Re: Ranking position in a SQL index
by TedPride (Priest) on Oct 05, 2004 at 10:10 UTC
    SELECT idn FROM tablename WHERE index = 123 LIMIT 1;

    Don't forget the LIMIT part. It makes the search more efficient. Note also that idn should be a primary key auto-increment, so it returns the row number assuming you don't delete any rows (better to flag rows for delete and then replace with fresh data later on).

    On the other hand, if you're just doing this from a text file, you can set up a secondary file with all the index values and line numbers in order by index, and then perform a binary search to find the line number you want. Then the line number can be used to access the actual data in the other file.

      Just to clarify something here. The 'limit' clause has no effect on the efficiency of the search. It affects the overall efficiency of the query because it prevents you from accidentally requesting more rows than you can handle.

      In the case where there is a unique index on the field (which is essentially what a PK-identity is anyway) the limit is entirely superlfuous and probably actually slows things down just marginally as its more to be marshalled accross the interprocess or intermachine barrier. Also to the best of my knowledge 'limit' is not standard SQL but rather a MySQL extension.

      Anyway. ;-)


      ---
      demerphq

        First they ignore you, then they laugh at you, then they fight you, then you win.
        -- Gandhi

        Flux8


        It is a MySQL extension, but an damn useful one and it's one of the things I consider when determining whether to use MySQL or Oracle for a given project.

        Oracle does have something similar, but it's harder to do.

        Being right, does not endow the right to be rude; politeness costs nothing.
        Being unknowing, is not the same as being stupid.
        Expressing a contrary opinion, whether to the individual or the group, is more often a sign of deeper thought than of cantankerous belligerence.
        Do not mistake your goals as the only goals; your opinion as the only opinion; your confidence as correctness. Saying you know better is not the same as explaining you know better.

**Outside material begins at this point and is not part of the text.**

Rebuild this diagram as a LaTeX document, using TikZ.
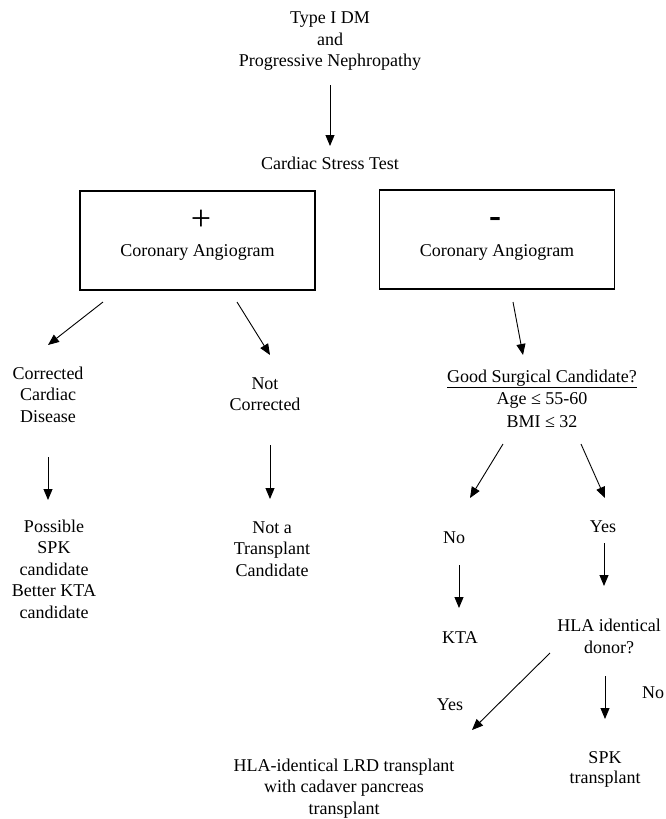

Re: Ranking position in a SQL index
by Anonymous Monk on Oct 06, 2004 at 20:00 UTC
    The most efficient way is dependent on the DBMS, the hardware, the data, the query optimizer, if the code is run as a stored procedure or ad-hoc query, proper indexes, good dB coding, etc. A lot also depends on how often this ranking is needed. Can the query be run on an alternate dB that is used for reporting and isn't constantly being updated? You may want to lock a table and perform the query on a reporting dB and then unlock the table and let the transactions catch up through replication. Is the done once a day, week, month, hour, etc. SQL performance is both a science and an art.

    Here is a way to do it. SQL is a lot like Perl in the TMTOWTDI. The code joins the table on itself which is usually not a very good performer when you have millions of rows. The nice thing about this example is that it's SQL ANSI 92 standard so it should run on all compliant dBs and it gives you the result you want.

    CREATE TABLE Abc(letter char(1), position int) INSERT INTO Abc (letter, position) VALUES ('a', 1) INSERT INTO Abc (letter, position) VALUES ('b', 2) INSERT INTO Abc (letter, position) VALUES ('d', 4) INSERT INTO Abc (letter, position) VALUES ('j', 10) INSERT INTO Abc (letter, position) VALUES ('z', 26) SELECT COUNT(*) AS rank, a1.letter FROM Abc a1 JOIN Abc a2 ON a1.letter > a2.letter GROUP BY a1.letter
      Oops, make that join
      JOIN Abc a2 ON a1.letter >= a2.letter
      otherwise 'a' gets lost. Sorry about that.